Many a healthcare leader has typically turned a blind eye to complaints from staff about inappropriate or abusive conduct from a healthcare provider, especially if it is a physician. You see physicians are instruments of revenue for a healthcare facility and nurses are an expense.

Recently healthcare leaders have demonstrated a shift in mitigating these acts from providers. The Joint Commission has also just recently come out condemning poor conduct by providers and as of next year (2009), they will be threatening hospitals with losing their accreditation for not acting to resolve poor behavior in the work place. One notable healthcare leader that is getting rid of the so called bullies is Nick Jacobs who is the CEO of Windber Medical Center in Windber, PA. Mr. Jacobs writes his own blog and has come out publically describing is zero tolerance for abusive behavior from providers whether they are nurses or physicians.

Even with the few top healthcare leaders like Nick Jacobs that are drawing the line with provider abuse there is still much that needs to be accomplished to help rid healthcare organizations of those persons that feel the need to yell, intimidate, make belittling comments, or act in an otherwise unprofessional manner with fellow healthcare team members.

While there are several accounts of physician abuse aimed at nurses which is well described in Suzanne Gordon’s book Nursing against the odds, there are countless examples of the same abusiveness towards nurses, from nurses. This cannibalistic behavior has a long history and is rooted in the beginning of nursing when nurses begin their training. Several nursing school instructors have been well known for their less than supportive comments to nursing students.

The healthcare environment is clearly one that is highly stressful and dynamic. Simply put the job is not a cake walk by any means. Sometimes people are on edge, sometimes providers are having a bad day. Be that as it may, it does not excuse those providers from being rude or unprofessional.

The cannibalism of nursing which is well known at all levels of healthcare has a uniqueness about it that transcends the normal or everyday abusiveness that can be fielded from an angry physician. It is far worse. Nurses will gossip, about other nurses. Nurses will purposely not help out their colleagues when they are busy. They will just sit back and watch them struggle. Nurses will periodically try and make things difficult for less experienced nurses. A constant criticism about what another nurse did or didn’t do in caring for a patient becomes the break room gossip. For nurses that have less experience in some clinical areas or are just new there is an enormous amount of criticism and judging made about what a nurse may not be familiar with. Nurses are notorious for gossiping about what other nurses may not know, either from lack of experience or because the procedure or clinical topic is seen infrequently. Nurses are their own worst enemy much of the time.
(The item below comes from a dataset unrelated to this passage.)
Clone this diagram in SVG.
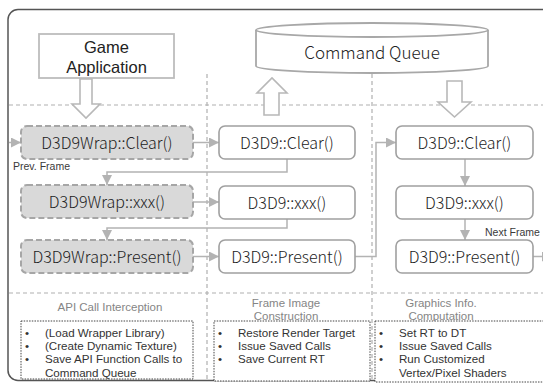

Today’s healthcare workplace can be difficult. The expectations and requirements that nurses must operate under are significant. Healthcare organizations are being forced to do more with less. It is in nursing’s interest to make a paradigm shift and put away the gossip and the criticism and help each other out. It is time to gang up on the bullies. Healthcare leaders at all levels are pivotal in setting the example and enforcing a work environment that is free of abusiveness. Executive healthcare leaders must be willing to take harsh action against nursing and physician providers that are abusive and if need be revoke privileges to practice despite the impact on revenue. Additionally abusive providers should have their conduct reported to their respective licensing boards so that continued abusive behavior becomes a matter of record. Until healthcare leaders take an interest in the work environment then it is unlikely that today’s healthcare workplace will change much. Healthcare needs more people like Nick Jacobs at the helm who are constantly focusing on improving the healthcare experience for patients and improving working conditions for staff.